Guinée : 4 opposants recouvrent la liberté sans demander pardon

Il aura fallu deux événements majeurs pour que certains prisonniers politiques recouvrent la liberté. Même si c’est une liberté conditionnelle : le premier événement est l’annonce de la formation d’une nouvelle alliance politique regroupant tous les partis qui avaient justement formé l’Alliance Nationale pour l’Alternance Démocratique (ANAD). Le deuxième événement est la décision du principal parti de l’opposition de reprendre les manifestations de rue. Et ce suite à la demande voire l’exigence de ses militants.

Ce n’est donc ni le dialogue politique ni la demande de pardon au chef de l’Etat qui a abouti à cet ouf de soulagement pour les désormais anciens pensionnaires de Coronthie et les leurs. En tout cas si la première hypothèse n’est pas totalement à exclure, la seconde, elle, n’était pas envisageable. Quelle que soit leur souffrance, les observateurs estiment qu’Ousmane Gaoual Diallo, Cellou Baldé, Abdoulaye Bah et leur ainé Chérif Bah préféreraient le pire que demander pardon. Arguant que, premièrement, demander pardon revient à reconnaitre sa faute. Et deuxièmement c’est parce que les intéressés ne se reprochaient de rien qu’ils avaient volontairement décidé de se présenter à leur convocation.

Après cette libération, même conditionnelle, Cellou Dalein Diallo et ses nouveaux alliés ont toutes les raisons de se frotter les mains. Le président de l’UFDG disait aux médias qu’il ne peut pas négocier le couteau sur la gorge. En levant partiellement ce couteau, le pouvoir lui ôte désormais un argument supplémentaire pour accepter la main tendue. Et les diplomates, au chevet de la Guinée, ne manqueront pas de mettre la pression sur celui qui s’était autoproclamé président élu après la présidentielle d’octobre 2020.

Mais Cellou et les siens devront faire face à l’autre paire de manche : seuls les responsables de l’UFDG ont recouvré la liberté. Les autres, à la fois acteurs politiques et activistes de la société civile, restent en prison. Or les mêmes ont défendu la même cause. Si le parti qui empêche Sékoutouréya de dormir se satisfait de la libération des siens pour aller à la table de négociation, alors que d’autres prisonniers, et non des moindres, sont encore à la Maison Centrale, il aura joué le jeu du pouvoir. Aucune raison ne justifierait qu’Oumar Sylla, alias Foniké Mangué, Etienne Soropogui et Ismaël Condé et tous les autres anonymes restent en prison pendant que les quatre responsables de l’UFDG ont bénéficié d’une liberté provisoire.
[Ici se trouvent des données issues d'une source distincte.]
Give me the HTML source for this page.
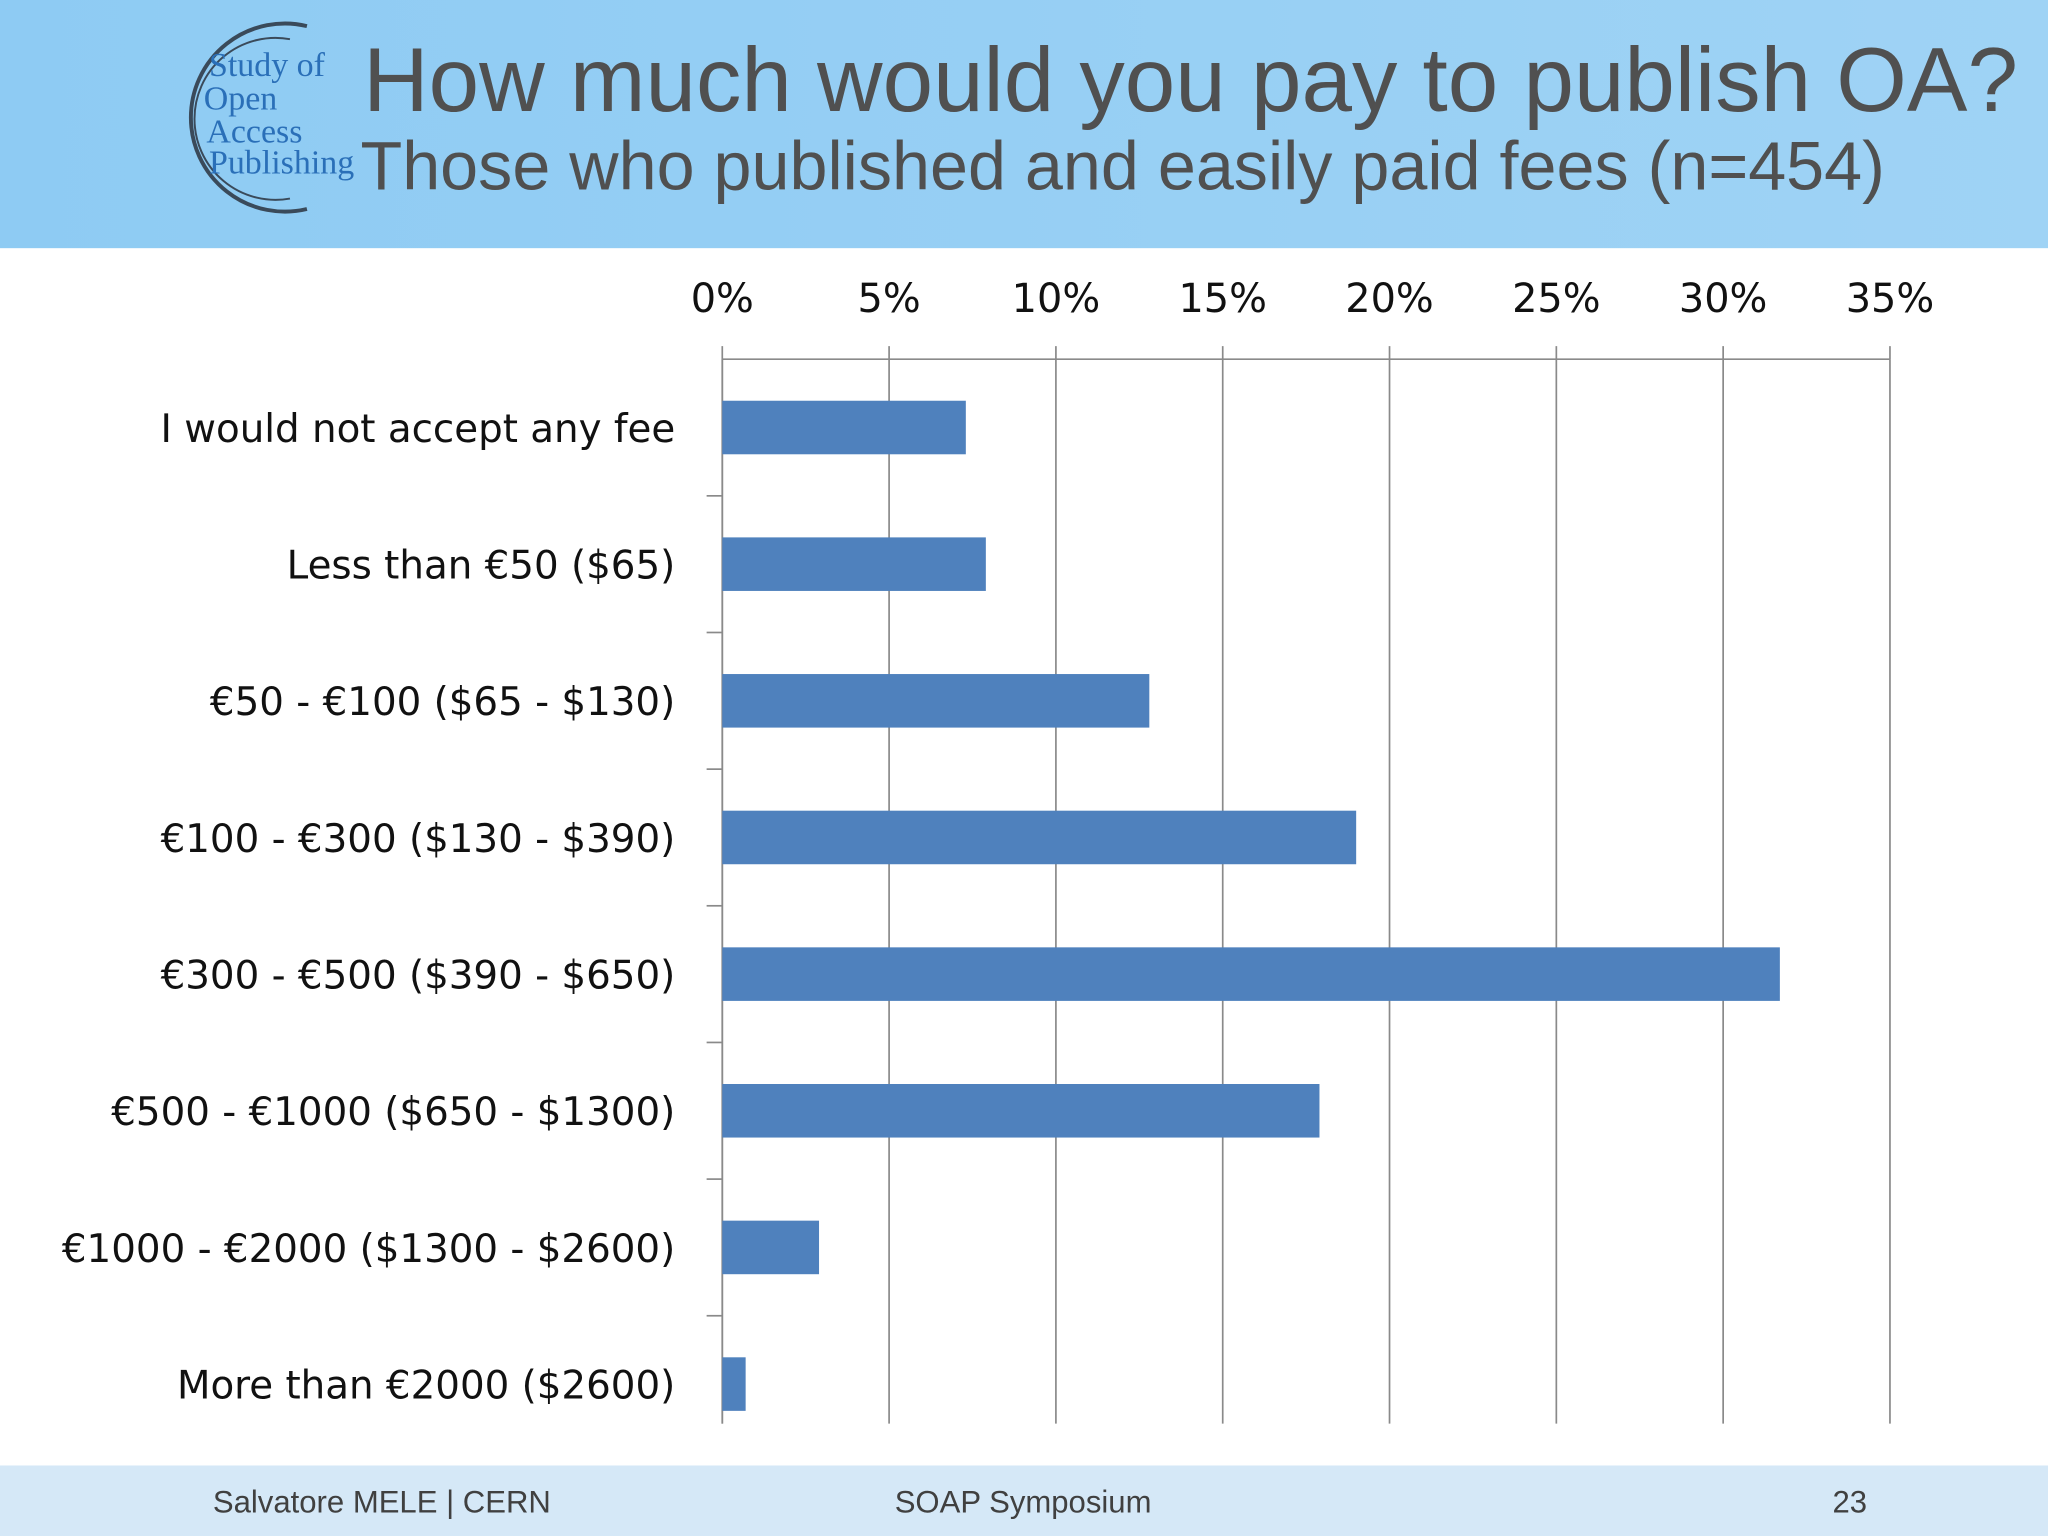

Tout porte à croire que, le chef de l’Etat, qui ne fait rien pour rien, souhaite tendre un nouveau piège à son principal opposant. Si ce dernier fléchit sa position il va s’attirer les foudres des autres détenus et les leurs. Or le geste présidentiel est assez significatif. Même si les opposants soutiennent que les détenus n’étaient rien d’autres que des otages du pouvoir. Et comme un otage remercie rarement ses ravisseurs, ils ne comptent pas donner l’impression de reconnaitre quelque gratitude au pouvoir.

Reste à savoir si, en lieu et place du fameux pardon qu’il a obtenu avec d’autres, le président Condé a arraché quelques concessions à Cellou Dalein Diallo. Ce qui est improbable. Dans tous les cas, Fodé Bangoura, nouveau coordinateur du cadre du dialogue, lui, ne manquera pas de brandir cette liberté provisoire comme un véritable trophée de guerre. Il estimera à tort ou à raison qu’il est pour quelque chose dans cette libération. Tout comme l’opposition dite constructive qui appelait sans cesse à la libération de ces personnes. Bref, les anciens bagnards risquent de faire l’objet d’une véritable récupération politique.

En attendant d’être fixés sur leur sort définitif, trois des quatre ex prisonniers, qui étaient des anciens élus de l’intérieur du pays, ne peuvent pas rentrer chez eux. Car liberté conditionnelle est différente de liberté tout court. Bien malgré tout, Labé, Kindia et Gaoual fêtent déjà leurs héros. Lesquels seront allés jusqu’au bout avec le très célèbre slogan d’un d’entre eux, en l’occurrence Ousmane Gaoual Diallo : Gorko Suusay. Entendez, un homme doit être téméraire. Il ne reste plus qu’à souhaiter que les autres prisonniers politiques, tant connus qu’anonymes, puissent obtenir la même mesure que leurs anciens codétenus.